■ AIM
Print word for word the first line of the listing below and every line after it, through the line with "import matplotlib.pyplot as plt". Leave out the pictures and the rest.

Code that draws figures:

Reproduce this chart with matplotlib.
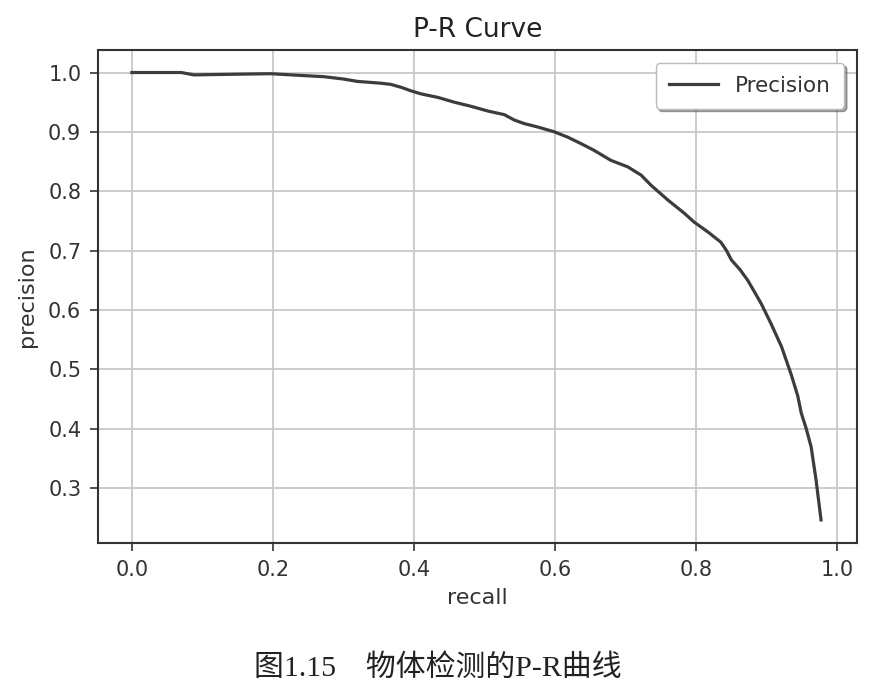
import matplotlib
matplotlib.use("Agg")
import matplotlib.pyplot as plt

# values
recall = [0.000, 0.070, 0.088, 0.140, 0.197, 0.226, 0.272, 0.300, 0.320, 0.353,
          0.367, 0.382, 0.396, 0.410, 0.434, 0.457, 0.481, 0.505, 0.528, 0.542,
          0.556, 0.576, 0.599, 0.618, 0.637, 0.655, 0.679, 0.703, 0.722, 0.736,
          0.760, 0.783, 0.797, 0.817, 0.835, 0.843, 0.850, 0.862, 0.873, 0.892,
          0.906, 0.921, 0.935, 0.944, 0.949, 0.956, 0.963, 0.970, 0.977]
precision = [1.000, 1.000, 0.996, 0.997, 0.998, 0.996, 0.993, 0.989, 0.985, 0.982,
             0.980, 0.975, 0.969, 0.964, 0.958, 0.950, 0.943, 0.935, 0.929, 0.920,
             0.914, 0.908, 0.900, 0.891, 0.880, 0.869, 0.852, 0.841, 0.827, 0.810,
             0.785, 0.763, 0.748, 0.731, 0.714, 0.700, 0.684, 0.668, 0.650, 0.611,
             0.577, 0.538, 0.490, 0.455, 0.426, 0.400, 0.369, 0.313, 0.246]
x_ticks = [0.0, 0.2, 0.4, 0.6, 0.8, 1.0]
y_ticks = [0.3, 0.4, 0.5, 0.6, 0.7, 0.8, 0.9, 1.0]
caption = "图1.15\u3000物体检测的P-R曲线"

fig = plt.figure(figsize=(8.76, 6.97), dpi=100)
ax = fig.add_axes([0.1119, 0.2209, 0.8664, 0.7074])

ax.plot(recall, precision, color='#3c3c3c', linewidth=2.3, label='Precision')
ax.set_xlim(-0.048, 1.028)
ax.set_ylim(0.207, 1.038)
ax.set_xticks(x_ticks)
ax.set_yticks(y_ticks)
ax.tick_params(labelsize=15, colors='#333333', length=6, width=1.2, pad=6)
ax.grid(color='#c8c8c8', linewidth=1.3)
for s in ax.spines.values():
    s.set_color('#333333')
    s.set_linewidth(1.5)

ax.set_xlabel('recall', fontsize=16, color='#333333', labelpad=6)
ax.set_ylabel('precision', fontsize=16, color='#333333', labelpad=8)
ax.set_title('P-R Curve', fontsize=19, color='#222222', pad=9)

leg = ax.legend(loc='upper right', fontsize=15.5, shadow=True, fancybox=True,
                framealpha=1, handlelength=2.3, borderpad=0.6,
                borderaxespad=0.6)
leg.get_frame().set_edgecolor('#bbbbbb')
for t in leg.get_texts():
    t.set_color('#333333')

fig.text(0.5, 0.042, caption, ha='center', va='center', fontsize=21.5,
         family=['Liberation Serif', 'Noto Sans CJK SC'], color='#222222')

fig.savefig('out.png', dpi=100, facecolor='white')
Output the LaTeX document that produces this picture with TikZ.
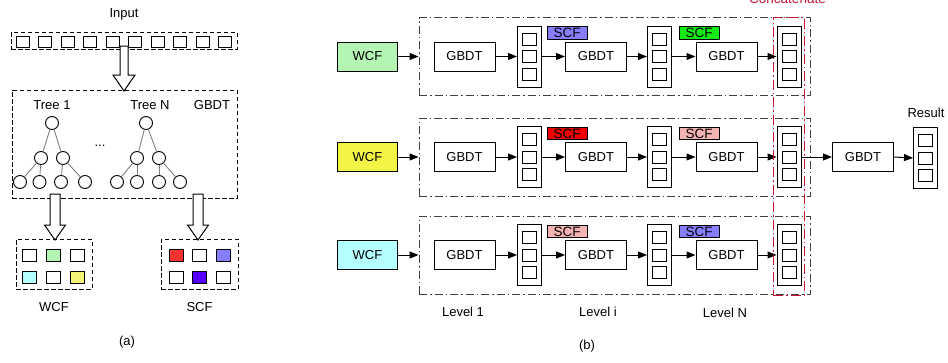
\documentclass[tikz,border=0pt]{standalone}
\usepackage{fontspec}
\setmainfont{Liberation Sans}
\usetikzlibrary{arrows.meta}
\definecolor{wgreen}{RGB}{180,245,180}
\definecolor{wyellow}{RGB}{242,245,70}
\definecolor{ayellow}{RGB}{242,245,120}
\definecolor{wcyan}{RGB}{180,255,255}
\definecolor{scfred}{RGB}{240,0,0}
\definecolor{ared}{RGB}{250,50,50}
\definecolor{scfpurple}{RGB}{135,125,255}
\definecolor{scfviolet}{RGB}{85,0,255}
\definecolor{scfgreen}{RGB}{20,235,20}
\definecolor{scfpink}{RGB}{245,180,180}
\definecolor{crim}{RGB}{200,20,50}
\tikzset{
  every node/.style={font=\fontsize{13}{15}\selectfont},
  lbl/.style={inner sep=0pt},
  dbox/.style={draw, dash pattern=on 4.5pt off 2.5pt, line width=1pt, inner sep=0pt},
  ddbox/.style={draw=black!75, dash pattern=on 8pt off 3pt on 1.5pt off 3pt, line width=1pt, inner sep=0pt, minimum width=391pt, minimum height=78pt},
  redbox/.style={draw=crim, dash pattern=on 10pt off 3pt on 1.5pt off 3pt, line width=1pt, inner sep=0pt, minimum width=31pt, minimum height=278pt},
  acell/.style={draw, line width=1pt, minimum width=13pt, minimum height=11pt, inner sep=0pt},
  bcell/.style={draw, line width=1pt, minimum width=14pt, minimum height=12pt, inner sep=0pt},
  gbdt/.style={draw, line width=1pt, minimum width=61pt, minimum height=29pt, inner sep=0pt, fill=white},
  vecbox/.style={draw, line width=1pt, minimum width=24pt, minimum height=61pt, inner sep=0pt},
  cell/.style={draw, line width=0.9pt, minimum width=14pt, minimum height=12pt, inner sep=0pt},
  scf/.style={draw, line width=0.8pt, minimum width=40pt, minimum height=12.5pt, inner sep=0pt, text depth=0pt, font=\fontsize{13.5}{13.5}\selectfont},
  wcf/.style={draw, line width=1pt, minimum width=60pt, minimum height=29pt, inner sep=0pt},
  arr/.style={-{Triangle[length=9pt,width=7pt]}, line width=1pt},
  tnode/.style={circle, draw, line width=0.9pt, minimum size=13pt, inner sep=0pt},
  tedge/.style={draw=gray, line width=0.9pt},
  hollow/.style={draw, line width=1pt, fill=white},
}
\begin{document}
\begin{tikzpicture}[x=1pt,y=-1pt]
\useasboundingbox (0,0) rectangle (948,362);
% ---------------- panel (a) ----------------
\node[lbl] (inlbl) at (124,14) {Input};
\node[dbox, minimum width=226pt, minimum height=17pt] (inbox) at (124,40.5) {};
\foreach \i in {0,...,9} \node[acell] (in\i) at (22.5+22.5*\i,41.5) {};
\node[dbox, minimum width=225pt, minimum height=108pt] (gbox) at (124.5,144) {};
\draw[hollow] (120,46) -- (120,75) -- (113,75) -- (124,91) -- (135,75) -- (128,75) -- (128,46) -- cycle;
\node[lbl] (t1lbl) at (52,105) {Tree 1};
\node[lbl] (tnlbl) at (150,105) {Tree N};
\node[lbl] (gblbl) at (212,105) {GBDT};
\node[lbl] (dots) at (100,146) {...};
% tree 1
\node[tnode] (t1r) at (52,123) {};
\node[tnode] (t1a) at (41,158) {};
\node[tnode] (t1b) at (63,158) {};
\node[tnode] (t1l1) at (20,182) {};
\node[tnode] (t1l2) at (39.5,182) {};
\node[tnode] (t1l3) at (61,182) {};
\node[tnode] (t1l4) at (85,182) {};
\draw[tedge] (t1r) -- (t1a); \draw[tedge] (t1r) -- (t1b);
\draw[tedge] (t1a) -- (t1l1); \draw[tedge] (t1a) -- (t1l2);
\draw[tedge] (t1b) -- (t1l3); \draw[tedge] (t1b) -- (t1l4);
% tree N
\node[tnode] (tnr) at (146,123) {};
\node[tnode] (tna) at (137,158) {};
\node[tnode] (tnb) at (159,158) {};
\node[tnode] (tnl1) at (117,182) {};
\node[tnode] (tnl2) at (137,182) {};
\node[tnode] (tnl3) at (159,182) {};
\node[tnode] (tnl4) at (180,182) {};
\draw[tedge] (tnr) -- (tna); \draw[tedge] (tnr) -- (tnb);
\draw[tedge] (tna) -- (tnl1); \draw[tedge] (tna) -- (tnl2);
\draw[tedge] (tnb) -- (tnl3); \draw[tedge] (tnb) -- (tnl4);
% down arrows
\draw[hollow] (50,194) -- (50,225) -- (44.5,225) -- (55,240) -- (65.5,225) -- (60,225) -- (60,194) -- cycle;
\draw[hollow] (193,194) -- (193,225) -- (187.5,225) -- (198,240) -- (208.5,225) -- (203,225) -- (203,194) -- cycle;
% WCF / SCF boxes
\node[dbox, minimum width=76pt, minimum height=50pt] (wbox) at (54,264) {};
\node[bcell] (w11) at (29,255) {};
\node[bcell, fill=wgreen] (w12) at (53,255) {};
\node[bcell] (w13) at (77,255) {};
\node[bcell, fill=wcyan] (w21) at (29,277) {};
\node[bcell] (w22) at (53,277) {};
\node[bcell, fill=ayellow] (w23) at (77,277) {};
\node[dbox, minimum width=77pt, minimum height=50pt] (sbox) at (199.5,264) {};
\node[bcell, fill=ared] (s11) at (176,255) {};
\node[bcell] (s12) at (199.5,255) {};
\node[bcell, fill=scfpurple] (s13) at (223,255) {};
\node[bcell] (s21) at (176,277) {};
\node[bcell, fill=scfviolet] (s22) at (199.5,277) {};
\node[bcell] (s23) at (223,277) {};
\node[lbl] (wlbl) at (54,307) {WCF};
\node[lbl] (slbl) at (199.5,307) {SCF};
\node[lbl] (alab) at (127,342) {(a)};
% ---------------- panel (b) ----------------
\foreach \r/\yy/\wc/\sa/\sb in {A/56.5/wgreen/scfpurple/scfgreen, B/157/wyellow/scfred/scfpink, C/255/wcyan/scfpink/scfpurple}{
  \node[ddbox] (bx\r) at (614.5,\yy) {};
  \node[wcf, fill=\wc] (w\r) at (367.5,\yy) {WCF};
  \node[gbdt] (g\r1) at (464.5,\yy) {GBDT};
  \node[gbdt] (g\r2) at (596,\yy) {GBDT};
  \node[gbdt] (g\r3) at (726.5,\yy) {GBDT};
  \foreach \vx/\vn in {529.5/1,659.5/2,789/3}{
    \node[vecbox] (v\r\vn) at (\vx,\yy) {};
    \foreach \k/\dy in {1/-17.5,2/0,3/17.5}
      \node[cell] (v\r\vn-\k) at (\vx,\yy+\dy) {};
  }
  \node[scf, fill=\sa] (s\r1) at (567,\yy-23.5) {SCF};
  \node[scf, fill=\sb] (s\r2) at (699,\yy-23.5) {SCF};
  \draw[arr] (w\r.east) -- (bx\r.west);
  \draw[arr] (g\r1.east) -- (v\r1.west);
  \draw[arr] (v\r1.east) -- (g\r2.west);
  \draw[arr] (g\r2.east) -- (v\r2.west);
  \draw[arr] (v\r2.east) -- (g\r3.west);
  \draw[arr] (g\r3.east) -- (v\r3.west);
}
\node[redbox] (cat) at (788.5,156) {};
\node[lbl, text=crim, anchor=base, font=\fontsize{13.5}{15}\selectfont] (catlbl) at (787.5,3) {Concatenate};
\node[gbdt] (gF) at (863,157) {GBDT};
\node[vecbox] (vR) at (925.5,158) {};
\foreach \k/\dy in {1/-17.5,2/0,3/17.5}
  \node[cell] (vR-\k) at (925.5,158+\dy) {};
\node[lbl] (reslbl) at (926,113) {Result};
\draw[arr] (vB3.east) -- (gF.west);
\draw[arr] (gF.east) -- (vR.west);
\node[lbl] (lv1) at (463,312) {Level 1};
\node[lbl] (lvi) at (598,312) {Level i};
\node[lbl] (lvN) at (725,313) {Level N};
\node[lbl] (blab) at (587,346) {(b)};
\end{tikzpicture}
\end{document}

■ THE RESULT
Reproduce this chart with matplotlib.
import matplotlib
matplotlib.use("Agg")
import matplotlib.pyplot as plt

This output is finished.